• **AVAILABLE DATA**:
::::::::::

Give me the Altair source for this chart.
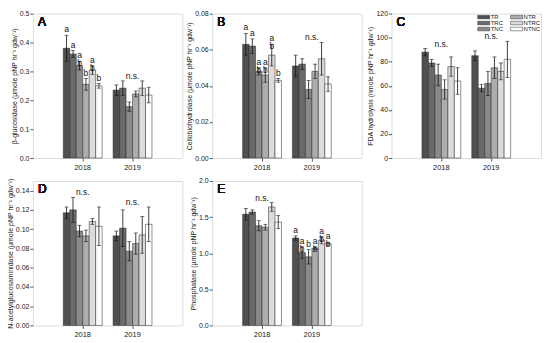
import altair as alt
import pandas as pd

treatments = ["TR", "TRC", "TNC", "NTR", "NTRC", "NTNC"]
years = ["2018", "2019"]
fill_colors = {"TR": "#505050", "TRC": "#6a6a6a", "TNC": "#8a8a8a",
               "NTR": "#adadad", "NTRC": "#dcdcdc", "NTNC": "#ffffff"}

# Panel A: beta-glucosidase
a_mean_2018 = [0.38, 0.36, 0.32, 0.255, 0.305, 0.25]
a_err_2018 = [0.045, 0.012, 0.015, 0.02, 0.015, 0.008]
a_mean_2019 = [0.235, 0.242, 0.178, 0.222, 0.242, 0.218]
a_err_2019 = [0.018, 0.025, 0.016, 0.01, 0.025, 0.027]
a_letters_2018 = ["a", "a", "a\nb", "b", "a\nb", "b"]

# Panel B: cellobiohydrolase
b_mean_2018 = [0.063, 0.062, 0.048, 0.046, 0.057, 0.043]
b_err_2018 = [0.006, 0.004, 0.002, 0.004, 0.006, 0.001]
b_mean_2019 = [0.051, 0.052, 0.038, 0.048, 0.055, 0.041]
b_err_2019 = [0.006, 0.003, 0.005, 0.004, 0.009, 0.004]
b_letters_2018 = ["a", "a", "a\nb", "a\nb", "a\nb", "b"]

# Panel C: FDA hydrolysis
c_mean_2018 = [88, 79, 69, 57, 76, 64]
c_err_2018 = [3, 3, 9, 8, 8, 11]
c_mean_2019 = [85, 58, 62, 75, 72, 82]
c_err_2019 = [4, 3, 10, 9, 7, 15]

# Panel D: N-acetylglucosaminidase
d_mean_2018 = [0.117, 0.120, 0.098, 0.093, 0.108, 0.103]
d_err_2018 = [0.006, 0.013, 0.006, 0.006, 0.003, 0.020]
d_mean_2019 = [0.093, 0.101, 0.077, 0.085, 0.094, 0.105]
d_err_2019 = [0.005, 0.019, 0.010, 0.011, 0.019, 0.018]

# Panel E: phosphatase
e_mean_2018 = [1.54, 1.57, 1.38, 1.36, 1.64, 1.43]
e_err_2018 = [0.08, 0.03, 0.07, 0.04, 0.06, 0.09]
e_mean_2019 = [1.21, 1.01, 0.95, 1.07, 1.18, 1.13]
e_err_2019 = [0.03, 0.08, 0.10, 0.02, 0.05, 0.02]
e_letters_2019 = ["a", "a\nb", "b", "a\nb", "a\nb", "a\nb"]

FONT = "Liberation Sans"


def build_df(m18, e18, m19, e19, l18=None, l19=None):
    rows = []
    for yr, means, errs, lets in (("2018", m18, e18, l18), ("2019", m19, e19, l19)):
        for i, t in enumerate(treatments):
            rows.append({"year": yr, "trt": t, "mean": means[i],
                         "lo": means[i] - errs[i], "hi": means[i] + errs[i],
                         "letter": lets[i] if lets else ""})
    return pd.DataFrame(rows)


def panel(label, df, ymax, step, fmt, title, ns_years, legend=False):
    xs = alt.X("year:N", sort=years,
               scale=alt.Scale(paddingInner=0.22, paddingOuter=0.61),
               axis=alt.Axis(title=None, labelAngle=0, labelFontSize=7.5, labelFont=FONT,
                             labelColor="#222", tickSize=3, tickColor="#555",
                             domain=False, labelPadding=2))
    xo = alt.XOffset("trt:N", sort=treatments, scale=alt.Scale(paddingInner=0, paddingOuter=0))
    yscale = alt.Scale(domain=[0, ymax], nice=False)
    yaxis = alt.Axis(title=title, values=[round(step * k, 4) for k in range(int(round(ymax / step)) + 1)],
                     format=fmt, labelFontSize=7, labelFont=FONT, labelColor="#222",
                     labelOverlap=False, labelFlush=False,
                     titleFontSize=7, titleFont=FONT, titleFontWeight="normal",
                     titleColor="#222", titlePadding=2, tickSize=3, tickColor="#555",
                     grid=False, domain=False, labelPadding=1)

    def Y(field):
        return alt.Y(field, scale=yscale, axis=yaxis)

    if legend:
        leg = alt.Legend(title=None, orient="top-right", columns=2, offset=0,
                         labelFontSize=6, labelFont=FONT, labelColor="#222",
                         symbolType="M-2.2,-0.65L2.2,-0.65L2.2,0.65L-2.2,0.65Z",
                         symbolSize=30, symbolStrokeColor="#333", symbolStrokeWidth=0.5,
                         rowPadding=0, columnPadding=5, labelOffset=4, padding=0.5)
    else:
        leg = None
    color = alt.Color("trt:N", scale=alt.Scale(domain=treatments,
                                               range=[fill_colors[t] for t in treatments]),
                      legend=leg)
    base = alt.Chart(df)
    bars = base.mark_bar(stroke="#222", strokeWidth=0.5).encode(x=xs, xOffset=xo, y=Y("mean:Q"), color=color)
    rule = base.mark_rule(color="#111", strokeWidth=0.8).encode(x=xs, xOffset=xo, y=Y("lo:Q"), y2="hi:Q")
    cap_hi = base.mark_tick(color="#111", size=4, thickness=0.8).encode(x=xs, xOffset=xo, y=Y("hi:Q"))
    cap_lo = base.mark_tick(color="#111", size=4, thickness=0.8).encode(x=xs, xOffset=xo, y=Y("lo:Q"))
    layers = [bars, rule, cap_hi, cap_lo]
    if (df["letter"] != "").any():
        txt = base.mark_text(baseline="bottom", dy=-1, lineBreak="\n", fontSize=8.5, font=FONT,
                             color="#111", lineHeight=8).encode(
            x=xs, xOffset=xo, y=Y("hi:Q"), text="letter:N")
        layers.append(txt)
    if ns_years:
        ns = df[df["year"].isin(ns_years)].groupby("year", as_index=False)["hi"].max()
        ns["lab"] = "n.s."
        ns_txt = alt.Chart(ns).mark_text(baseline="bottom", dy=0, fontSize=8.5, font=FONT,
                                          color="#111").encode(x=xs, y=Y("hi:Q"), text="lab:N")
        layers.append(ns_txt)
    lab = base.mark_text(align="left", baseline="top", fontSize=12, font=FONT, color="#111").encode(
        x=alt.value(5), y=alt.value(3), text=alt.value(label))
    layers.append(lab)
    return alt.layer(*layers).properties(width=150, height=145)


pA = panel("A", build_df(a_mean_2018, a_err_2018, a_mean_2019, a_err_2019, l18=a_letters_2018),
           0.5, 0.1, ".1f", "β-glucosidase (µmole pNP hr⁻¹ gdw⁻¹)", ["2019"])
pB = panel("B", build_df(b_mean_2018, b_err_2018, b_mean_2019, b_err_2019, l18=b_letters_2018),
           0.08, 0.02, ".2f", "Cellobiohydrolase (µmole pNP hr⁻¹ gdw⁻¹)", ["2019"])
pC = panel("C", build_df(c_mean_2018, c_err_2018, c_mean_2019, c_err_2019),
           120, 20, "d", "FDA hydrolysis (nmole pNP hr⁻¹ gdw⁻¹)", ["2018", "2019"], legend=True)
pD = panel("D", build_df(d_mean_2018, d_err_2018, d_mean_2019, d_err_2019),
           0.15, 0.02, ".2f", "N-acetylglucosaminidase (µmole pNP hr⁻¹ gdw⁻¹)", ["2018", "2019"])
pE = panel("E", build_df(e_mean_2018, e_err_2018, e_mean_2019, e_err_2019, l19=e_letters_2019),
           2.0, 0.5, ".1f", "Phosphatase (µmole pNP hr⁻¹ gdw⁻¹)", ["2018"])

chart = alt.concat(pA, pB, pC, pD, pE, columns=3, spacing={"row": 23, "column": 30},
                   bounds="flush").resolve_scale(
    color="independent", x="independent", y="independent", xOffset="independent"
).configure_view(stroke="#777", strokeWidth=1).configure(background="white").properties(
    padding={"left": -3, "top": 0, "right": 0, "bottom": 0})

chart.save("out.html", embed_options={"renderer": "svg", "actions": False})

::::::::::

• **TASK DETAILS**: Repeat verbatim all the material, but not the pictures.

• **SOLUTION TO THIS TASK**:
Give me the Altair source for this chart.
import altair as alt
import pandas as pd

treatments = ["TR", "TRC", "TNC", "NTR", "NTRC", "NTNC"]
years = ["2018", "2019"]
fill_colors = {"TR": "#505050", "TRC": "#6a6a6a", "TNC": "#8a8a8a",
               "NTR": "#adadad", "NTRC": "#dcdcdc", "NTNC": "#ffffff"}

# Panel A: beta-glucosidase
a_mean_2018 = [0.38, 0.36, 0.32, 0.255, 0.305, 0.25]
a_err_2018 = [0.045, 0.012, 0.015, 0.02, 0.015, 0.008]
a_mean_2019 = [0.235, 0.242, 0.178, 0.222, 0.242, 0.218]
a_err_2019 = [0.018, 0.025, 0.016, 0.01, 0.025, 0.027]
a_letters_2018 = ["a", "a", "a\nb", "b", "a\nb", "b"]

# Panel B: cellobiohydrolase
b_mean_2018 = [0.063, 0.062, 0.048, 0.046, 0.057, 0.043]
b_err_2018 = [0.006, 0.004, 0.002, 0.004, 0.006, 0.001]
b_mean_2019 = [0.051, 0.052, 0.038, 0.048, 0.055, 0.041]
b_err_2019 = [0.006, 0.003, 0.005, 0.004, 0.009, 0.004]
b_letters_2018 = ["a", "a", "a\nb", "a\nb", "a\nb", "b"]

# Panel C: FDA hydrolysis
c_mean_2018 = [88, 79, 69, 57, 76, 64]
c_err_2018 = [3, 3, 9, 8, 8, 11]
c_mean_2019 = [85, 58, 62, 75, 72, 82]
c_err_2019 = [4, 3, 10, 9, 7, 15]

# Panel D: N-acetylglucosaminidase
d_mean_2018 = [0.117, 0.120, 0.098, 0.093, 0.108, 0.103]
d_err_2018 = [0.006, 0.013, 0.006, 0.006, 0.003, 0.020]
d_mean_2019 = [0.093, 0.101, 0.077, 0.085, 0.094, 0.105]
d_err_2019 = [0.005, 0.019, 0.010, 0.011, 0.019, 0.018]

# Panel E: phosphatase
e_mean_2018 = [1.54, 1.57, 1.38, 1.36, 1.64, 1.43]
e_err_2018 = [0.08, 0.03, 0.07, 0.04, 0.06, 0.09]
e_mean_2019 = [1.21, 1.01, 0.95, 1.07, 1.18, 1.13]
e_err_2019 = [0.03, 0.08, 0.10, 0.02, 0.05, 0.02]
e_letters_2019 = ["a", "a\nb", "b", "a\nb", "a\nb", "a\nb"]

FONT = "Liberation Sans"


def build_df(m18, e18, m19, e19, l18=None, l19=None):
    rows = []
    for yr, means, errs, lets in (("2018", m18, e18, l18), ("2019", m19, e19, l19)):
        for i, t in enumerate(treatments):
            rows.append({"year": yr, "trt": t, "mean": means[i],
                         "lo": means[i] - errs[i], "hi": means[i] + errs[i],
                         "letter": lets[i] if lets else ""})
    return pd.DataFrame(rows)


def panel(label, df, ymax, step, fmt, title, ns_years, legend=False):
    xs = alt.X("year:N", sort=years,
               scale=alt.Scale(paddingInner=0.22, paddingOuter=0.61),
               axis=alt.Axis(title=None, labelAngle=0, labelFontSize=7.5, labelFont=FONT,
                             labelColor="#222", tickSize=3, tickColor="#555",
                             domain=False, labelPadding=2))
    xo = alt.XOffset("trt:N", sort=treatments, scale=alt.Scale(paddingInner=0, paddingOuter=0))
    yscale = alt.Scale(domain=[0, ymax], nice=False)
    yaxis = alt.Axis(title=title, values=[round(step * k, 4) for k in range(int(round(ymax / step)) + 1)],
                     format=fmt, labelFontSize=7, labelFont=FONT, labelColor="#222",
                     labelOverlap=False, labelFlush=False,
                     titleFontSize=7, titleFont=FONT, titleFontWeight="normal",
                     titleColor="#222", titlePadding=2, tickSize=3, tickColor="#555",
                     grid=False, domain=False, labelPadding=1)

    def Y(field):
        return alt.Y(field, scale=yscale, axis=yaxis)

    if legend:
        leg = alt.Legend(title=None, orient="top-right", columns=2, offset=0,
                         labelFontSize=6, labelFont=FONT, labelColor="#222",
                         symbolType="M-2.2,-0.65L2.2,-0.65L2.2,0.65L-2.2,0.65Z",
                         symbolSize=30, symbolStrokeColor="#333", symbolStrokeWidth=0.5,
                         rowPadding=0, columnPadding=5, labelOffset=4, padding=0.5)
    else:
        leg = None
    color = alt.Color("trt:N", scale=alt.Scale(domain=treatments,
                                               range=[fill_colors[t] for t in treatments]),
                      legend=leg)
    base = alt.Chart(df)
    bars = base.mark_bar(stroke="#222", strokeWidth=0.5).encode(x=xs, xOffset=xo, y=Y("mean:Q"), color=color)
    rule = base.mark_rule(color="#111", strokeWidth=0.8).encode(x=xs, xOffset=xo, y=Y("lo:Q"), y2="hi:Q")
    cap_hi = base.mark_tick(color="#111", size=4, thickness=0.8).encode(x=xs, xOffset=xo, y=Y("hi:Q"))
    cap_lo = base.mark_tick(color="#111", size=4, thickness=0.8).encode(x=xs, xOffset=xo, y=Y("lo:Q"))
    layers = [bars, rule, cap_hi, cap_lo]
    if (df["letter"] != "").any():
        txt = base.mark_text(baseline="bottom", dy=-1, lineBreak="\n", fontSize=8.5, font=FONT,
                             color="#111", lineHeight=8).encode(
            x=xs, xOffset=xo, y=Y("hi:Q"), text="letter:N")
        layers.append(txt)
    if ns_years:
        ns = df[df["year"].isin(ns_years)].groupby("year", as_index=False)["hi"].max()
        ns["lab"] = "n.s."
        ns_txt = alt.Chart(ns).mark_text(baseline="bottom", dy=0, fontSize=8.5, font=FONT,
                                          color="#111").encode(x=xs, y=Y("hi:Q"), text="lab:N")
        layers.append(ns_txt)
    lab = base.mark_text(align="left", baseline="top", fontSize=12, font=FONT, color="#111").encode(
        x=alt.value(5), y=alt.value(3), text=alt.value(label))
    layers.append(lab)
    return alt.layer(*layers).properties(width=150, height=145)


pA = panel("A", build_df(a_mean_2018, a_err_2018, a_mean_2019, a_err_2019, l18=a_letters_2018),
           0.5, 0.1, ".1f", "β-glucosidase (µmole pNP hr⁻¹ gdw⁻¹)", ["2019"])
pB = panel("B", build_df(b_mean_2018, b_err_2018, b_mean_2019, b_err_2019, l18=b_letters_2018),
           0.08, 0.02, ".2f", "Cellobiohydrolase (µmole pNP hr⁻¹ gdw⁻¹)", ["2019"])
pC = panel("C", build_df(c_mean_2018, c_err_2018, c_mean_2019, c_err_2019),
           120, 20, "d", "FDA hydrolysis (nmole pNP hr⁻¹ gdw⁻¹)", ["2018", "2019"], legend=True)
pD = panel("D", build_df(d_mean_2018, d_err_2018, d_mean_2019, d_err_2019),
           0.15, 0.02, ".2f", "N-acetylglucosaminidase (µmole pNP hr⁻¹ gdw⁻¹)", ["2018", "2019"])
pE = panel("E", build_df(e_mean_2018, e_err_2018, e_mean_2019, e_err_2019, l19=e_letters_2019),
           2.0, 0.5, ".1f", "Phosphatase (µmole pNP hr⁻¹ gdw⁻¹)", ["2018"])

chart = alt.concat(pA, pB, pC, pD, pE, columns=3, spacing={"row": 23, "column": 30},
                   bounds="flush").resolve_scale(
    color="independent", x="independent", y="independent", xOffset="independent"
).configure_view(stroke="#777", strokeWidth=1).configure(background="white").properties(
    padding={"left": -3, "top": 0, "right": 0, "bottom": 0})

chart.save("out.html", embed_options={"renderer": "svg", "actions": False})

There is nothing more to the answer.